**Set exercise**.
Copy each line exactly. Drop every picture.

**Data section**.
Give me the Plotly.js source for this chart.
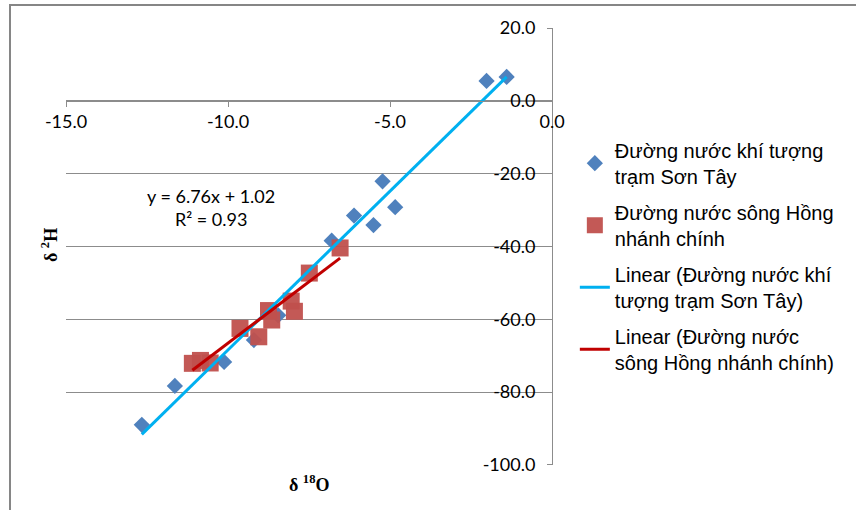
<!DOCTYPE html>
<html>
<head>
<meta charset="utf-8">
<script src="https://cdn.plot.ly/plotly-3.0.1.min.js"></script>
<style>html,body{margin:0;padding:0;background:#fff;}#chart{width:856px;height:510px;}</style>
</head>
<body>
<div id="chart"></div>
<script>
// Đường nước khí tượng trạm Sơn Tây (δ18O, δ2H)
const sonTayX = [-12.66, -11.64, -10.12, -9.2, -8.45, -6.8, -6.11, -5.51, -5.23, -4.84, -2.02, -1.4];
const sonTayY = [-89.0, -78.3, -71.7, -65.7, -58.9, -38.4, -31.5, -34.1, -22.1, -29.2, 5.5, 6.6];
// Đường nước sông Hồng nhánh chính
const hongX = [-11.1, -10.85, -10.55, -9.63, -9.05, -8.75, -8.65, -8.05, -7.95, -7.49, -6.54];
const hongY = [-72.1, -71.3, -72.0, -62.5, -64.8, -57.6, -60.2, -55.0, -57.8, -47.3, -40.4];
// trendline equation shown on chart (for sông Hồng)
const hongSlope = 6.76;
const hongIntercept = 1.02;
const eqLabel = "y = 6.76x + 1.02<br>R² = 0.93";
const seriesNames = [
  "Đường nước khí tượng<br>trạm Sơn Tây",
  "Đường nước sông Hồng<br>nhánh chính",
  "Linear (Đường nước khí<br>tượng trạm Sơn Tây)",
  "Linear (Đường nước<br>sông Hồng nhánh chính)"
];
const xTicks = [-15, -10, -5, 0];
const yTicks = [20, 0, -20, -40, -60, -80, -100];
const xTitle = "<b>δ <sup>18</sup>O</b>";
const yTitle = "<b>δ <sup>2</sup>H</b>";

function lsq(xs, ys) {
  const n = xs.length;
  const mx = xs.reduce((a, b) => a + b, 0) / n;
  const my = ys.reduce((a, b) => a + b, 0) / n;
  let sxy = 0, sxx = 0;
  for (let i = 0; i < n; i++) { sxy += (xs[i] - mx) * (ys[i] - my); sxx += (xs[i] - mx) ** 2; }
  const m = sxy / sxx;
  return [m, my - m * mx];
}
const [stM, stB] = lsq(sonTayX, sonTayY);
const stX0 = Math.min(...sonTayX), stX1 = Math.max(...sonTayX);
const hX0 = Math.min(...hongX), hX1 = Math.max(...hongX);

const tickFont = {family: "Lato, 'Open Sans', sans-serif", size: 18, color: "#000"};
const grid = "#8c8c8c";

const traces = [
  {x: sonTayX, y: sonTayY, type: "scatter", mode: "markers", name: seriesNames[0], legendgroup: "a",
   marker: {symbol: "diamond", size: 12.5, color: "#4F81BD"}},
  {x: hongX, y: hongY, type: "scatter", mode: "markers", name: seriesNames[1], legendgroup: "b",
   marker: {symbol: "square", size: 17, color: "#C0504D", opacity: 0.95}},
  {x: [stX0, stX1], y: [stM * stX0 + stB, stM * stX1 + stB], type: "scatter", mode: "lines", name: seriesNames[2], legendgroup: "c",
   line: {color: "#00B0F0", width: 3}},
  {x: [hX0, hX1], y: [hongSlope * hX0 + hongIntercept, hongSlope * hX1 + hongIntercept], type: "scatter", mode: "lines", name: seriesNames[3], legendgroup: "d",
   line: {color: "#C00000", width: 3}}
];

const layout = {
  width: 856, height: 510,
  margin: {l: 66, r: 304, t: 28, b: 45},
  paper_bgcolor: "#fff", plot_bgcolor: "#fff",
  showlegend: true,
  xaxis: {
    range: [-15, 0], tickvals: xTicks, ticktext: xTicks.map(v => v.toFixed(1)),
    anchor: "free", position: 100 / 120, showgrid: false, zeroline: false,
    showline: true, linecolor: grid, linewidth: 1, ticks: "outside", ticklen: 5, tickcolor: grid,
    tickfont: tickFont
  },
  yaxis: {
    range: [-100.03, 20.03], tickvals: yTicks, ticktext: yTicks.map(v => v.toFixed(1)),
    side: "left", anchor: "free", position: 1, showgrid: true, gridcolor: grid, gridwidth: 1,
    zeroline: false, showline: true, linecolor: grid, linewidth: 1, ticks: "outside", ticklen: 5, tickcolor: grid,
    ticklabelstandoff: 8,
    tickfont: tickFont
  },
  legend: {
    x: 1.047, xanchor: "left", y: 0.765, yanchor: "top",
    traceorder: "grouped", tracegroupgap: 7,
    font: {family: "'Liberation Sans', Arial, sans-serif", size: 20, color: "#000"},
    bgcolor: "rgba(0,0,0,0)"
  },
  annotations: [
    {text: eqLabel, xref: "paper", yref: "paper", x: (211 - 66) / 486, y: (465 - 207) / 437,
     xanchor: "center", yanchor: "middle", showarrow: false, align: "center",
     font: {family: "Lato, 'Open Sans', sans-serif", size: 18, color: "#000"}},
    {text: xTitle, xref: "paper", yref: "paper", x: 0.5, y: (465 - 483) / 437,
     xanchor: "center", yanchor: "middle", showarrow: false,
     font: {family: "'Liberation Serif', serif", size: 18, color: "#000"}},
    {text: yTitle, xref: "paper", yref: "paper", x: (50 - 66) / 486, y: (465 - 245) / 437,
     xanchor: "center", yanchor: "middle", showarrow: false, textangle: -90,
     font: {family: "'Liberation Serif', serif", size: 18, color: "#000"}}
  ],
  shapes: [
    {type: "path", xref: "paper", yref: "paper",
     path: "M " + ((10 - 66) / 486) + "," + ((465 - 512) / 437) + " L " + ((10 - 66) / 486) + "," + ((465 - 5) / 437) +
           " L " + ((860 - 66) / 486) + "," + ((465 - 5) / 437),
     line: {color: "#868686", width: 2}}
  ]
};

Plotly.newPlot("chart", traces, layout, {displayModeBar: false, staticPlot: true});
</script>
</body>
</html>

**Written response**.
Give me the Plotly.js source for this chart.
<!DOCTYPE html>
<html>
<head>
<meta charset="utf-8">
<script src="https://cdn.plot.ly/plotly-3.0.1.min.js"></script>
<style>html,body{margin:0;padding:0;background:#fff;}#chart{width:856px;height:510px;}</style>
</head>
<body>
<div id="chart"></div>
<script>
// Đường nước khí tượng trạm Sơn Tây (δ18O, δ2H)
const sonTayX = [-12.66, -11.64, -10.12, -9.2, -8.45, -6.8, -6.11, -5.51, -5.23, -4.84, -2.02, -1.4];
const sonTayY = [-89.0, -78.3, -71.7, -65.7, -58.9, -38.4, -31.5, -34.1, -22.1, -29.2, 5.5, 6.6];
// Đường nước sông Hồng nhánh chính
const hongX = [-11.1, -10.85, -10.55, -9.63, -9.05, -8.75, -8.65, -8.05, -7.95, -7.49, -6.54];
const hongY = [-72.1, -71.3, -72.0, -62.5, -64.8, -57.6, -60.2, -55.0, -57.8, -47.3, -40.4];
// trendline equation shown on chart (for sông Hồng)
const hongSlope = 6.76;
const hongIntercept = 1.02;
const eqLabel = "y = 6.76x + 1.02<br>R² = 0.93";
const seriesNames = [
  "Đường nước khí tượng<br>trạm Sơn Tây",
  "Đường nước sông Hồng<br>nhánh chính",
  "Linear (Đường nước khí<br>tượng trạm Sơn Tây)",
  "Linear (Đường nước<br>sông Hồng nhánh chính)"
];
const xTicks = [-15, -10, -5, 0];
const yTicks = [20, 0, -20, -40, -60, -80, -100];
const xTitle = "<b>δ <sup>18</sup>O</b>";
const yTitle = "<b>δ <sup>2</sup>H</b>";

function lsq(xs, ys) {
  const n = xs.length;
  const mx = xs.reduce((a, b) => a + b, 0) / n;
  const my = ys.reduce((a, b) => a + b, 0) / n;
  let sxy = 0, sxx = 0;
  for (let i = 0; i < n; i++) { sxy += (xs[i] - mx) * (ys[i] - my); sxx += (xs[i] - mx) ** 2; }
  const m = sxy / sxx;
  return [m, my - m * mx];
}
const [stM, stB] = lsq(sonTayX, sonTayY);
const stX0 = Math.min(...sonTayX), stX1 = Math.max(...sonTayX);
const hX0 = Math.min(...hongX), hX1 = Math.max(...hongX);

const tickFont = {family: "Lato, 'Open Sans', sans-serif", size: 18, color: "#000"};
const grid = "#8c8c8c";

const traces = [
  {x: sonTayX, y: sonTayY, type: "scatter", mode: "markers", name: seriesNames[0], legendgroup: "a",
   marker: {symbol: "diamond", size: 12.5, color: "#4F81BD"}},
  {x: hongX, y: hongY, type: "scatter", mode: "markers", name: seriesNames[1], legendgroup: "b",
   marker: {symbol: "square", size: 17, color: "#C0504D", opacity: 0.95}},
  {x: [stX0, stX1], y: [stM * stX0 + stB, stM * stX1 + stB], type: "scatter", mode: "lines", name: seriesNames[2], legendgroup: "c",
   line: {color: "#00B0F0", width: 3}},
  {x: [hX0, hX1], y: [hongSlope * hX0 + hongIntercept, hongSlope * hX1 + hongIntercept], type: "scatter", mode: "lines", name: seriesNames[3], legendgroup: "d",
   line: {color: "#C00000", width: 3}}
];

const layout = {
  width: 856, height: 510,
  margin: {l: 66, r: 304, t: 28, b: 45},
  paper_bgcolor: "#fff", plot_bgcolor: "#fff",
  showlegend: true,
  xaxis: {
    range: [-15, 0], tickvals: xTicks, ticktext: xTicks.map(v => v.toFixed(1)),
    anchor: "free", position: 100 / 120, showgrid: false, zeroline: false,
    showline: true, linecolor: grid, linewidth: 1, ticks: "outside", ticklen: 5, tickcolor: grid,
    tickfont: tickFont
  },
  yaxis: {
    range: [-100.03, 20.03], tickvals: yTicks, ticktext: yTicks.map(v => v.toFixed(1)),
    side: "left", anchor: "free", position: 1, showgrid: true, gridcolor: grid, gridwidth: 1,
    zeroline: false, showline: true, linecolor: grid, linewidth: 1, ticks: "outside", ticklen: 5, tickcolor: grid,
    ticklabelstandoff: 8,
    tickfont: tickFont
  },
  legend: {
    x: 1.047, xanchor: "left", y: 0.765, yanchor: "top",
    traceorder: "grouped", tracegroupgap: 7,
    font: {family: "'Liberation Sans', Arial, sans-serif", size: 20, color: "#000"},
    bgcolor: "rgba(0,0,0,0)"
  },
  annotations: [
    {text: eqLabel, xref: "paper", yref: "paper", x: (211 - 66) / 486, y: (465 - 207) / 437,
     xanchor: "center", yanchor: "middle", showarrow: false, align: "center",
     font: {family: "Lato, 'Open Sans', sans-serif", size: 18, color: "#000"}},
    {text: xTitle, xref: "paper", yref: "paper", x: 0.5, y: (465 - 483) / 437,
     xanchor: "center", yanchor: "middle", showarrow: false,
     font: {family: "'Liberation Serif', serif", size: 18, color: "#000"}},
    {text: yTitle, xref: "paper", yref: "paper", x: (50 - 66) / 486, y: (465 - 245) / 437,
     xanchor: "center", yanchor: "middle", showarrow: false, textangle: -90,
     font: {family: "'Liberation Serif', serif", size: 18, color: "#000"}}
  ],
  shapes: [
    {type: "path", xref: "paper", yref: "paper",
     path: "M " + ((10 - 66) / 486) + "," + ((465 - 512) / 437) + " L " + ((10 - 66) / 486) + "," + ((465 - 5) / 437) +
           " L " + ((860 - 66) / 486) + "," + ((465 - 5) / 437),
     line: {color: "#868686", width: 2}}
  ]
};

Plotly.newPlot("chart", traces, layout, {displayModeBar: false, staticPlot: true});
</script>
</body>
</html>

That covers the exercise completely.